Sometimes the little things in a baseball game can hurt a club. For the Brewers it was a botched double play in the bottom of the fifth that cost them the game and the series during the Dodger’s 3-0 victory in game two of the National League Wild Card series at Dodger Stadium on Thursday evening. Perhaps if former Dodger Jedd Gyorko had been able to scoop a low throw from third baseman Luis Urias the game would have remained scoreless and we would be talking about something else entirely.
But that didn’t happen and the Dodgers are advancing to the NLDS. In that fateful fifth frame Milwaukee starter Brandon Woodruff and Clayton Kershaw were dueling. The game was scoreless as the Dodgers started a rally. Cody Bellinger poked a single into center. Chris Taylor followed with a single into center of his own. With one out and runners on first and second AJ Pollock chopped a grounder to third. Urias fielded while stepping on third base for the second out, but his throw to first was low. Gyorko was unable to pick it and that extended the inning for the Dodgers. Austin Barnes of all people followed with a slow trickler up the middle to score Taylor to give the Dodgers a 1-0 lead. Mookie Betts then sliced a two-run double down the left field line and the Dodgers took a commanding 3-0 lead.
NL Wild Card Game 2
Brewers 0 4 0
Dodgers 3 6 0
Dodgers Win Series 2-0
Little things aside, the inability of Milwaukee’s first baseman to scoop a throw was merely a footnote to this one. That’s because Clayton Kershaw was utterly dominant. He wasn’t just dominating, he was filthy. Kershaw tossed eight shutout innings, allowing just three hits, a walk and striking out 13. Kershaw broke some records with his historic outing. He became just the third Dodger in postseason history to record 12 or more strikeouts, joining Carl Erskine, and Sandy Koufax. Only Cliff Lee struck out 13 or more and allowed no runs in a postseason start.
Milwaukee starter Woodruff struck out nine himself over 4.2 innings. But he gave up three earned in that fifth inning and then was removed from the game thoroughly frustrated.
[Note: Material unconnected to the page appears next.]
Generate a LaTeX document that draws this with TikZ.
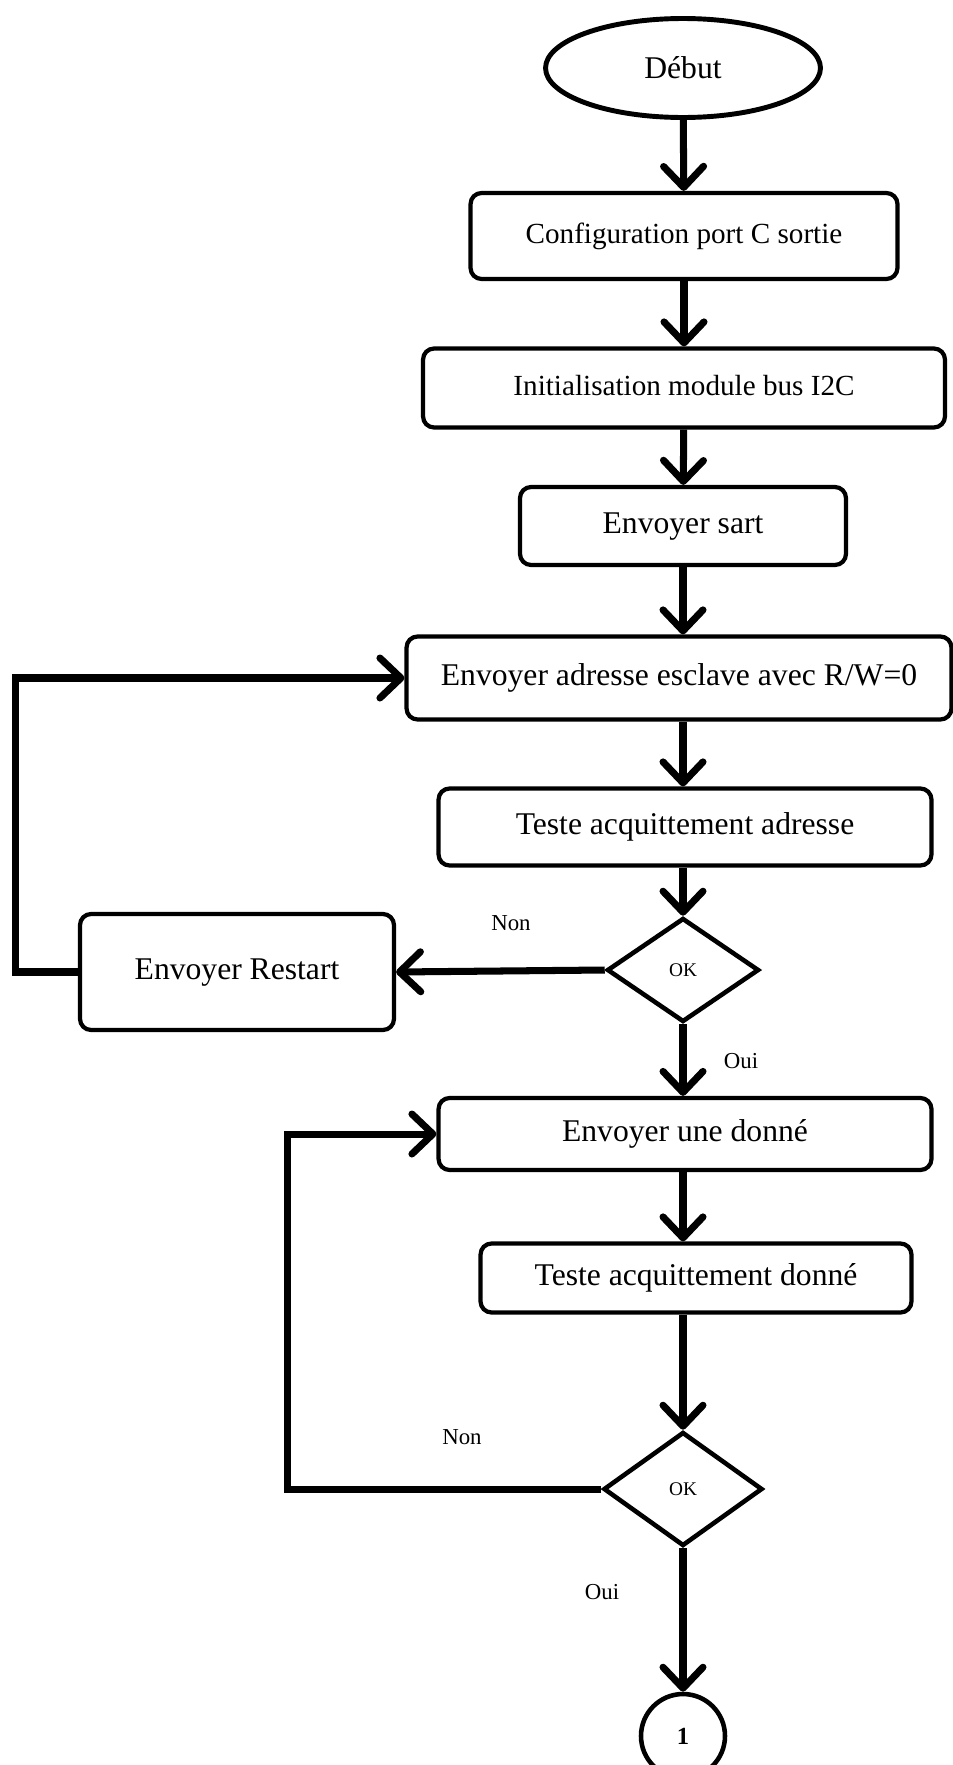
\documentclass[tikz,border=0pt]{standalone}
\usepackage{fontspec}
\setmainfont{Liberation Serif}
\usetikzlibrary{arrows.meta,shapes.geometric}
\newcommand{\grandfont}{\fontsize{18pt}{21pt}\selectfont}
\newcommand{\moyenfont}{\fontsize{16.6pt}{19pt}\selectfont}
\newcommand{\okfont}{\fontsize{11pt}{13pt}\selectfont}
\newcommand{\labelfont}{\fontsize{13pt}{15pt}\selectfont}

\begin{document}
\begin{tikzpicture}[x=0.02cm,y=-0.02cm,
  box/.style={draw,line width=2.4pt,rounded corners=0.22cm,inner sep=0pt,text height=0.9em,text depth=0.1em,font=\grandfont},
  test/.style={draw,diamond,line width=2.6pt,inner sep=0pt,font=\okfont},
  arr/.style={line width=4pt,-{Straight Barb[round,length=0.42cm,width=0.8cm]}},
  lbl/.style={font=\labelfont}]
\useasboundingbox (0,0) rectangle (953,1765);
%draw the nodes of the chart
\node[draw,ellipse,line width=2.8pt,minimum width=5.5cm,minimum height=1.98cm,font=\grandfont] (start) at (683,68) {Début};
\node[box,minimum width=8.54cm,minimum height=1.72cm,font=\moyenfont] (conf) at (684,236) {Configuration port C sortie};
\node[box,minimum width=10.44cm,minimum height=1.58cm,font=\moyenfont] (init) at (684,388) {Initialisation module bus I2C};
\node[box,minimum width=6.52cm,minimum height=1.56cm] (sart) at (683,526) {Envoyer sart};
\node[box,minimum width=10.9cm,minimum height=1.66cm] (adr) at (679,678) {Envoyer adresse esclave avec R/W=0};
\node[box,minimum width=9.86cm,minimum height=1.54cm] (ackadr) at (685,827) {Teste acquittement adresse};
\node[test,minimum width=3.04cm,minimum height=2.08cm] (ok1) at (683,970) {OK};
\node[box,minimum width=6.28cm,minimum height=2.32cm] (restart) at (237,972) {Envoyer Restart};
\node[box,minimum width=9.86cm,minimum height=1.44cm] (data) at (685,1134) {Envoyer une donné};
\node[box,minimum width=8.62cm,minimum height=1.38cm] (ackdata) at (696,1278) {Teste acquittement donné};
\node[test,minimum width=3.18cm,minimum height=2.28cm] (ok2) at (683,1489) {OK};
\node[draw,circle,line width=2.6pt,minimum size=1.68cm,inner sep=0pt,font=\fontsize{14pt}{16pt}\selectfont\bfseries] (fin) at (683,1736) {1};
%labels of the branches
\node[lbl] (non1) at (511,923) {Non};
\node[lbl] (oui1) at (741,1061) {Oui};
\node[lbl] (non2) at (462,1437) {Non};
\node[lbl] (oui2) at (602,1592) {Oui};
% draw arrows
\draw[arr] (start) -- (conf);
\draw[arr] (conf) -- (init);
\draw[arr] (init) -- (sart);
\draw[arr] (sart.south) -- (sart.south |- adr.north);
\draw[arr] (sart.south |- adr.south) -- (ackadr.north -| sart.south);
\draw[arr] (ackadr.south -| ok1.north) -- (ok1.north);
\draw[arr] (ok1.west) -- (restart.east);
\draw[arr] (restart.west) -- ++(-62,0) |- (adr.west);
\draw[arr] (ok1.south) -- (data.north -| ok1.south);
\draw[arr] (data.south -| ok1.south) -- (ackdata.north -| ok1.south);
\draw[arr] (ackdata.south -| ok2.north) -- (ok2.north);
\draw[arr] (ok2.west) -- ++(-314,0) |- (data.west);
\draw[arr] (ok2) -- (fin);
\end{tikzpicture}
\end{document}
Josh Hader came in for an inning and a third to hold the Dodger bats at bay for the rest of the night.
Again, the story of the night was Kershaw. The decade long narrative has been that Kershaw can’t pitch in the postseason. Well Kershaw is here to tell you all that he most certainly can. The Dodgers finished off the Brewers with Brusdar Graterol in the top of the ninth. This will be the last game at Dodger Stadium this season as the team will fly into the bubble to play at Houston’s Minute Maid Park for the NLDS. That series doesn’t start until Tuesday night, so the Dodgers will get a well deserved rest. They’ll play the winner of the St. Louis/San Diego series which is tied. It’s only the first series, but let’s tip your cap and toast a beer to Kershaw and the Dodgers. 11 more wins.